Exactly as written, write out the lines below from the first to the one containing "const V_TICKS = [-100, -80, -60, -40, -20, 0, 20, 40];", inclusive. Pictures do not belong in the copy.
## start
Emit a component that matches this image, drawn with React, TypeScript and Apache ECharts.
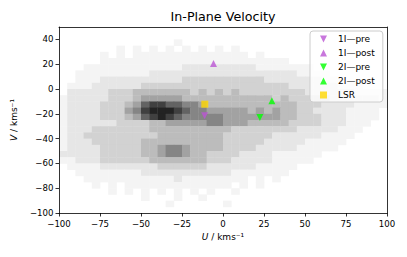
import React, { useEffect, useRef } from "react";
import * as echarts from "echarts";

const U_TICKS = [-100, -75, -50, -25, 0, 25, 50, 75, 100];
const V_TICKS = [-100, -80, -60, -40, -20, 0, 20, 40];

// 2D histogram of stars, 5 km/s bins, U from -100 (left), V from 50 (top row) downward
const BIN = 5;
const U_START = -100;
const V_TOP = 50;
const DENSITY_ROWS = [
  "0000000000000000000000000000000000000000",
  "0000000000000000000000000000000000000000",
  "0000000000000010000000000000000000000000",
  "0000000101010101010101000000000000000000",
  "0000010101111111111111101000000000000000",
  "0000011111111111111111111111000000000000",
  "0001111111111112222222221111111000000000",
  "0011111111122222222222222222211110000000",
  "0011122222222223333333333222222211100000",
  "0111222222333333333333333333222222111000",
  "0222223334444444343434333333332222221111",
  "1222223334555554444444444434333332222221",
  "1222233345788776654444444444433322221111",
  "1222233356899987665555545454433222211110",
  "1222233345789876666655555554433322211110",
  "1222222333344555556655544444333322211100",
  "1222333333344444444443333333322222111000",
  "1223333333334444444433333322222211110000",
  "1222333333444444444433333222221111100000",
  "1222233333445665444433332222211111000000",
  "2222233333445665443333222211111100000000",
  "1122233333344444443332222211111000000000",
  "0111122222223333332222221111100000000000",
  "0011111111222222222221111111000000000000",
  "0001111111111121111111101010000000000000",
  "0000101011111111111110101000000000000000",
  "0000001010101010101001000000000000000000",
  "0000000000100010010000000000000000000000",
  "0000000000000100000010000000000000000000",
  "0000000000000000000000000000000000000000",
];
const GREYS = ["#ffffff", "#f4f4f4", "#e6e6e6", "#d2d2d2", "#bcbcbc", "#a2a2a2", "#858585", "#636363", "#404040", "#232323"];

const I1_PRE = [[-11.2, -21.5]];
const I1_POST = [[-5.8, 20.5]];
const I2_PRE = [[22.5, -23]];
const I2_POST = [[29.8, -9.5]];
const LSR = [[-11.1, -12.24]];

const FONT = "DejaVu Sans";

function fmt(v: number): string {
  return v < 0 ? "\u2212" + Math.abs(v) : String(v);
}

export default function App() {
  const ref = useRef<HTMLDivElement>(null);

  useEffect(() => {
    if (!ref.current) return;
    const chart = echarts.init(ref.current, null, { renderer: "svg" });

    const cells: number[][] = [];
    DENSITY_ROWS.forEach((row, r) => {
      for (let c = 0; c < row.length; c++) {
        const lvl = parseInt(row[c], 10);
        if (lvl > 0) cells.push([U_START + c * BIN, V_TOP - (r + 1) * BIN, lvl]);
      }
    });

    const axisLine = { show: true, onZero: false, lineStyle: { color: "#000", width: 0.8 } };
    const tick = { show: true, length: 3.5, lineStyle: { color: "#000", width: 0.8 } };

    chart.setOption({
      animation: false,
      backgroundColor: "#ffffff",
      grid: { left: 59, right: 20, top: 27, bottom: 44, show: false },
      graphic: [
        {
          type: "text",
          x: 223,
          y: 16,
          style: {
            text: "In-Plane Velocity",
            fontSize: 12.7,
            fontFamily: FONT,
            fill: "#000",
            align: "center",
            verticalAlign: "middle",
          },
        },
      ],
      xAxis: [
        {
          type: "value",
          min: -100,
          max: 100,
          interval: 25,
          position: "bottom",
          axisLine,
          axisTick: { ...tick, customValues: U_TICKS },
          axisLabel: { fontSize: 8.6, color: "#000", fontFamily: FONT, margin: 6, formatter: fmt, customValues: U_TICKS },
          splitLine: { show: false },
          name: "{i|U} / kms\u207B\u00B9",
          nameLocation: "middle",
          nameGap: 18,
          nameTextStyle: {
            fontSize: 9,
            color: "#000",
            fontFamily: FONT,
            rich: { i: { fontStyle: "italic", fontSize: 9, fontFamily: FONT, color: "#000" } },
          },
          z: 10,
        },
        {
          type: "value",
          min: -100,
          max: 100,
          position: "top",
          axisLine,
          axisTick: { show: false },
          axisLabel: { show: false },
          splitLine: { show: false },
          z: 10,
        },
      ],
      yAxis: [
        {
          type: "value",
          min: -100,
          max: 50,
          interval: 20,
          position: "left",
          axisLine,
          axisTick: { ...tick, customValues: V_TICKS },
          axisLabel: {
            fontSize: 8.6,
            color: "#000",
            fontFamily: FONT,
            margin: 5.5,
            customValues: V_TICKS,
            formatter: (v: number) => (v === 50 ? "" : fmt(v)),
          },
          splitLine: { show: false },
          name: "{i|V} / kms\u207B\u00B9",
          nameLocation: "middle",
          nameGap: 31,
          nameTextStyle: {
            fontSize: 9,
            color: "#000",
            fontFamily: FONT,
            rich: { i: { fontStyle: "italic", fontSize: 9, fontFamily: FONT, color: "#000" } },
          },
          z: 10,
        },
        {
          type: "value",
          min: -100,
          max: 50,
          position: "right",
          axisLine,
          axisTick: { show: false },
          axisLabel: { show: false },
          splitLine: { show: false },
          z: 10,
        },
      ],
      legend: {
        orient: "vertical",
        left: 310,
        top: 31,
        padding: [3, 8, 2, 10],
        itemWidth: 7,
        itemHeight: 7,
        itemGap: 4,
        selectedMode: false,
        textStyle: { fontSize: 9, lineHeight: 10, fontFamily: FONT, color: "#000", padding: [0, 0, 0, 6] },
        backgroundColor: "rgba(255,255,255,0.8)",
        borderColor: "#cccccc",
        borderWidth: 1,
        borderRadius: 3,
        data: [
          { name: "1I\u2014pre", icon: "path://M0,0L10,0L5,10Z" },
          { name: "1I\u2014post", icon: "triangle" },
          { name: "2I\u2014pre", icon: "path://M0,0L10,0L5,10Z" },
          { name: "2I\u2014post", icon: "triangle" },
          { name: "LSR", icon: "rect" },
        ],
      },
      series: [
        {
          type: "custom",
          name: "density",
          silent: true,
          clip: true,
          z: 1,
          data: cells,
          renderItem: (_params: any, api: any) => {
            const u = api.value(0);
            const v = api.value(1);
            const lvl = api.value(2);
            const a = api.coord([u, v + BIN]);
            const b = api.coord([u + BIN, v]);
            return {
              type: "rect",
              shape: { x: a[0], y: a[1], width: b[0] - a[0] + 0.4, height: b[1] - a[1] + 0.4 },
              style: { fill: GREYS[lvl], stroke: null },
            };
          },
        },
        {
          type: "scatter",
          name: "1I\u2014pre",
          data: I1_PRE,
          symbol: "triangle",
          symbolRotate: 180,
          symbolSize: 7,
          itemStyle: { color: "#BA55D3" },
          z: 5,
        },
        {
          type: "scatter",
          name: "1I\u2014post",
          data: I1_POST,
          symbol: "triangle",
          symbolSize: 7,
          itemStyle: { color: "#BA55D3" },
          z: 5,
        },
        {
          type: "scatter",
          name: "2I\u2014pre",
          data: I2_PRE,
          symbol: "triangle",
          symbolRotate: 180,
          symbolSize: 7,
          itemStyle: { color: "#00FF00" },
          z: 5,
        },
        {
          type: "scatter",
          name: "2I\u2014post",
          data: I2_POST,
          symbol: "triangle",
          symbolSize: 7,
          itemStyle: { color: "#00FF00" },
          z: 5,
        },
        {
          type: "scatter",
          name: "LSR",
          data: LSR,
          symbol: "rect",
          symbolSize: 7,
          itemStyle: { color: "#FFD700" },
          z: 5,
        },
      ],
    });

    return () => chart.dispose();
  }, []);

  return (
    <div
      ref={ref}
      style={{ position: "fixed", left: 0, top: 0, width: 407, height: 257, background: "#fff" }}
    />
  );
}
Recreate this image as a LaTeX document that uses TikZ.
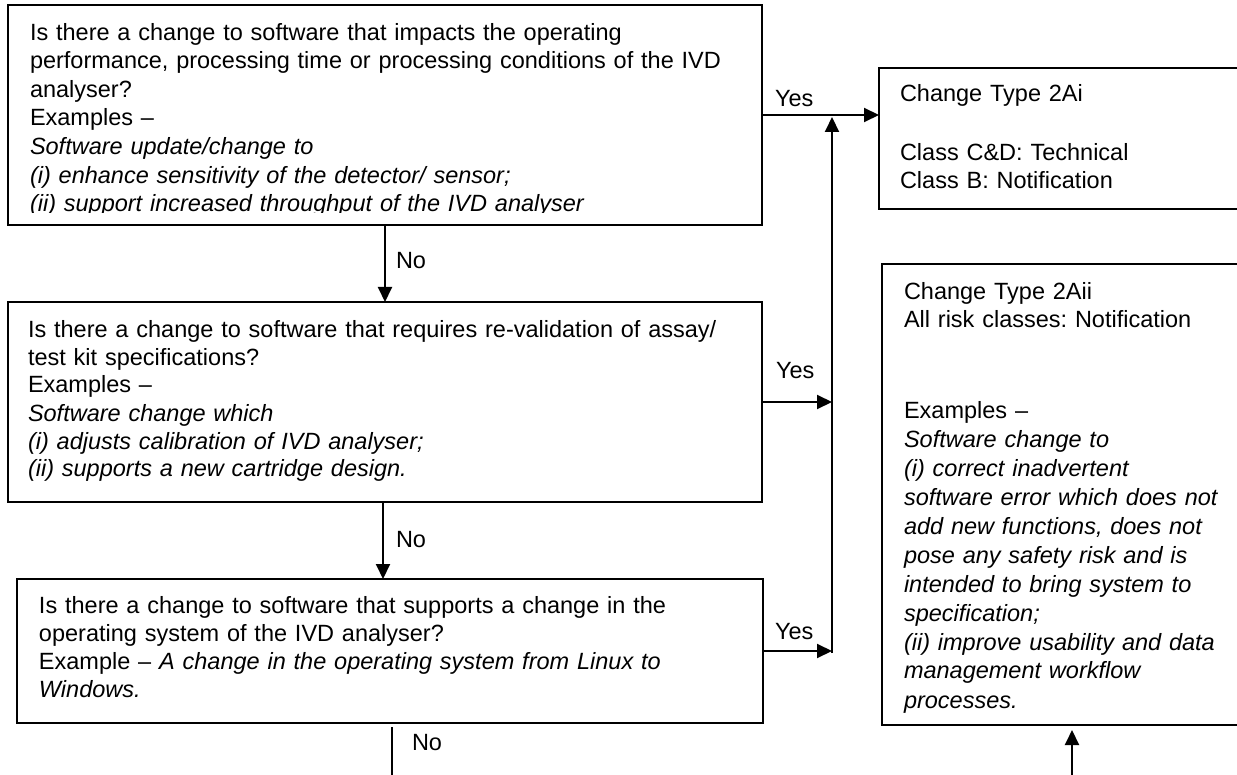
## end
#### [SOLUTION FOR THIS EXERCISE]
Emit a component that matches this image, drawn with React, TypeScript and Apache ECharts.
import React, { useEffect, useRef } from "react";
import * as echarts from "echarts";

const U_TICKS = [-100, -75, -50, -25, 0, 25, 50, 75, 100];
const V_TICKS = [-100, -80, -60, -40, -20, 0, 20, 40];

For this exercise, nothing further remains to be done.